The Comeback Kids: Tara Hagemann
LEAF RIVER, Ill. (WIFR) - Our next Comeback Kid is turning her love of the family beef cattle operation and grain farm into a new career of preserving the American farm way of life. 23 News speaks with Tara Hagemann who is starting her own small business from scratch to save history for future generations.
Tara is no stranger to behind the lens as her photography skills go back several generations. She says, “My family has had a portrait studio since the 1980s in Marengo, Crystal Lake and later in Freeport. My grandmother started it and now my mother is the owner of the studio.”
The Rockford Lutheran grad moved to Chicago and later Denver for college and a marketing degree thinking she’d stay on that track. “I wanted the advertising type of experience, which is hard in marketing you have to know somebody. Well, I didn’t know a whole lot of people out in Denver anyway.”

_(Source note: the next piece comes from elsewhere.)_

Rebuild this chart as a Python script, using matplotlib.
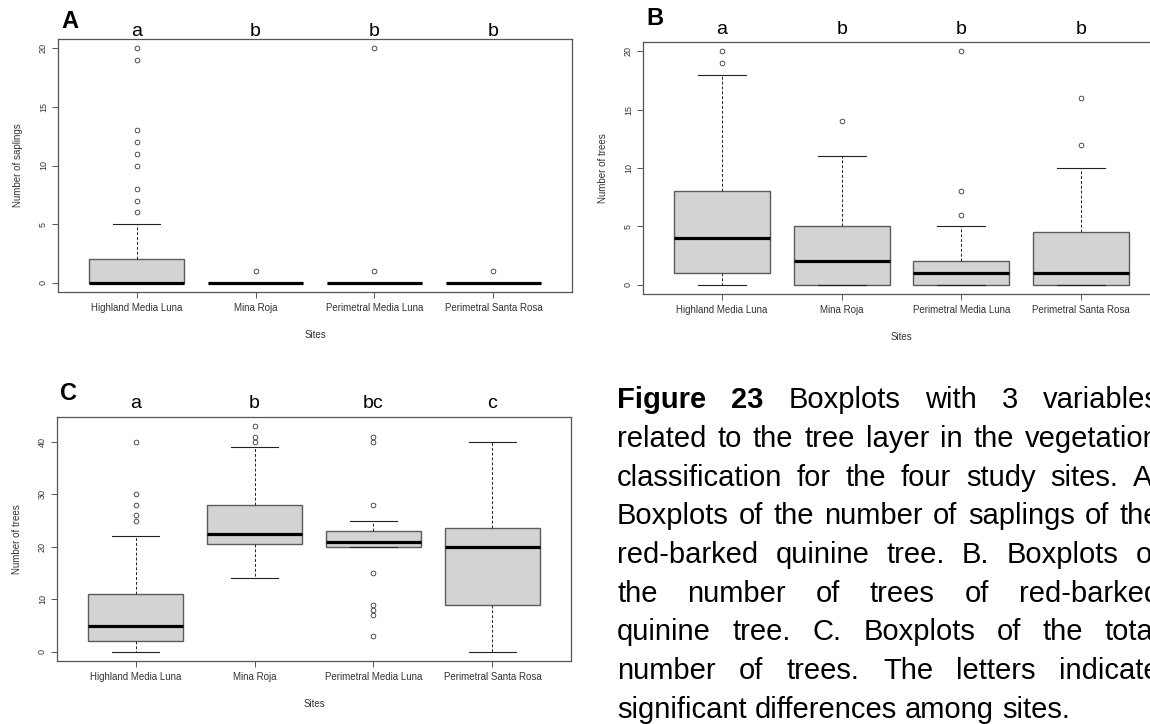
import numpy as np
import matplotlib
matplotlib.use("Agg")
import matplotlib.pyplot as plt

plt.rcParams['font.family'] = ['Liberation Sans', 'DejaVu Sans']

W, H = 1150, 724

sites = ["Highland Media Luna", "Mina Roja", "Perimetral Media Luna", "Perimetral Santa Rosa"]

# A: number of saplings
sap_whislo = [0, 0, 0, 0]
sap_q1 = [0, 0, 0, 0]
sap_med = [0, 0, 0, 0]
sap_q3 = [2, 0, 0, 0]
sap_whishi = [5, 0, 0, 0]
sap_fliers = [[6, 7, 8, 10, 11, 12, 13, 19, 20], [1], [1, 20], [1]]
sap_letters = ["a", "b", "b", "b"]

# B: number of red-barked trees
tree_whislo = [0, 0, 0, 0]
tree_q1 = [1, 0, 0, 0]
tree_med = [4, 2, 1, 1]
tree_q3 = [8, 5, 2, 4.5]
tree_whishi = [18, 11, 5, 10]
tree_fliers = [[19, 20], [14], [6, 8, 20], [12, 16]]
tree_letters = ["a", "b", "b", "b"]

# C: total number of trees
tot_whislo = [0, 14, 20, 0]
tot_q1 = [2, 20.5, 20, 9]
tot_med = [5, 22.5, 21, 20]
tot_q3 = [11, 28, 23, 23.5]
tot_whishi = [22, 39, 25, 40]
tot_fliers = [[25, 26, 28, 30, 40], [40, 41, 43], [3, 7, 8, 9, 15, 28, 40, 41], []]
tot_letters = ["a", "b", "bc", "c"]

caption_lines = [
    [("Figure", True), ("23", True), ("Boxplots", False), ("with", False), ("3", False), ("variables", False)],
    "related to the tree layer in the vegetation",
    "classification for the four study sites. A.",
    "Boxplots of the number of saplings of the",
    "red-barked quinine tree. B. Boxplots of",
    "the number of trees of red-barked",
    "quinine tree. C. Boxplots of the total",
    "number of trees. The letters indicate",
    "significant differences among sites.",
]


def px_rect(l, t, r, b):
    return [l / W, 1 - b / H, (r - l) / W, (b - t) / H]


def panel(fig, rect, whislo, q1, med, q3, whishi, fliers, letters,
          ymax, yticks, ylabel, tag, letter_off):
    ax = fig.add_axes(rect)
    stats = []
    for i in range(len(sites)):
        stats.append(dict(med=med[i], q1=q1[i], q3=q3[i], whislo=whislo[i],
                          whishi=whishi[i], fliers=fliers[i], label=sites[i]))
    ax.bxp(stats, positions=[1, 2, 3, 4], widths=0.8, capwidths=0.4,
           patch_artist=True,
           boxprops=dict(facecolor="#d3d3d3", edgecolor="#5c5c5c", linewidth=1.0),
           medianprops=dict(color="black", linewidth=2.3, solid_capstyle="butt"),
           whiskerprops=dict(color="#222222", linewidth=0.7, linestyle=(0, (3, 2))),
           capprops=dict(color="#222222", linewidth=0.8),
           flierprops=dict(marker="o", markerfacecolor="none", markeredgecolor="#333333",
                           markersize=3.4, markeredgewidth=0.6))
    ax.set_xlim(0.34, 4.66)
    ax.set_ylim(-0.04 * ymax, ymax * 1.04)
    ax.set_yticks(yticks)
    ax.set_yticklabels([str(v) for v in yticks], rotation=90, va="center", fontsize=6.5, color="#333333")
    ax.set_xticks([1, 2, 3, 4])
    ax.set_xticklabels(sites, fontsize=7, color="#333333")
    ax.tick_params(axis="both", length=4.3, width=0.7, color="#555555")
    ax.tick_params(axis="y", pad=3)
    ax.tick_params(axis="x", pad=3.5)
    for s in ax.spines.values():
        s.set_color("#555555")
        s.set_linewidth(0.9)
    wpx = rect[2] * W
    hpx = rect[3] * H
    ax.text(-40 / wpx, 0.5, ylabel, transform=ax.transAxes, rotation=90,
            ha="center", va="center", fontsize=7, color="#333333")
    ax.text(0.5, -43 / hpx, "Sites", transform=ax.transAxes,
            ha="center", va="center", fontsize=7, color="#333333")
    for i, lt in enumerate(letters):
        ax.annotate(lt, xy=(i + 1, 1), xycoords=("data", "axes fraction"),
                    xytext=(0, letter_off), textcoords="offset points",
                    ha="center", va="baseline", fontsize=14, annotation_clip=False)
    ax.text(3 / wpx, 1 + (letter_off + 6) / 72 * 100 / hpx, tag, transform=ax.transAxes,
            ha="left", va="baseline", fontsize=17, fontweight="bold")
    return ax


fig = plt.figure(figsize=(W / 100, H / 100), dpi=100)

panel(fig, px_rect(58, 39, 572, 292), sap_whislo, sap_q1, sap_med, sap_q3, sap_whishi,
      sap_fliers, sap_letters, 20, [0, 5, 10, 15, 20], "Number of saplings", "A", 2)
panel(fig, px_rect(643, 42, 1160, 294), tree_whislo, tree_q1, tree_med, tree_q3, tree_whishi,
      tree_fliers, tree_letters, 20, [0, 5, 10, 15, 20], "Number of trees", "B", 6)
panel(fig, px_rect(57, 417, 571, 661), tot_whislo, tot_q1, tot_med, tot_q3, tot_whishi,
      tot_fliers, tot_letters, 43, [0, 10, 20, 30, 40], "Number of trees", "C", 6.5)

# justified caption, words spread to the right margin (cut by the page edge)
renderer = fig.canvas.get_renderer()
left_px, right_px = 617, 1160
base0, step = 408, 38.75
cap_size = 21
space_w = 0.278 * cap_size * 100 / 72
for li, line in enumerate(caption_lines):
    if isinstance(line, str):
        words = [(w, False) for w in line.split()]
    else:
        words = line
    y = 1 - (base0 + li * step) / H
    texts = []
    for w, bold in words:
        t = fig.text(0, y, w, fontsize=cap_size, fontweight="bold" if bold else "normal",
                     ha="left", va="baseline", color="black")
        texts.append(t)
    widths = [t.get_window_extent(renderer).width for t in texts]
    if li == len(caption_lines) - 1:
        gap = space_w
    else:
        gap = max(space_w, (right_px - left_px - sum(widths)) / (len(words) - 1))
    x = left_px
    for t, wd in zip(texts, widths):
        t.set_x(x / W)
        x += wd + gap

fig.savefig("out.png", dpi=100)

Tara came back to Freeport to help her mom at the photography studio always thinking she’d return to Denver. Those plans changed after meeting her husband Karl. She traded life in a boardroom for life on a farm raising beef cattle. Tara says, “The way the beef marketing is, there are very few places to take your cattle and sell here. We didn’t like the prices we were getting so I’m a marketing guru and decided to sell these privately It just kind of took off.”
Tara used her marketing and photography experience to beef up the family business, which eventually turned the focus to a new venture. “I really just wanted to show people where their beef is coming from. Maybe I should do something with them other than throwing them up on Facebook every once in a while, maybe making a buck or two,” she says.
She plans to show off her one-of-a-kind photos this summer with the kick-off of Muddy Boots and Whiskers. Each photo of hers has a special meeting. Tara says, “Preserving this way of life This is where our food comes from, animals are being treated well and the grass is green and the sky is blue. I think it’s a beautiful way to live.”
Telling us the business isn’t meant for big cities, Tara thinks it will thrive in smaller communities that better appreciate the process of getting food from the family farm to the kitchen table. “I think we’re getting so far removed that, people don’t really realize where their food comes from. I think people around here get it. They get how hardworking farmers are,” Tara says.
Tara will participate in this year’s outdoor farmer’s market at the Cypress House in Rochelle beginning on Saturday, June 26 from 9 a.m. to 1 p.m.. She will be selling one-of-a-kind photos, home decor and other items.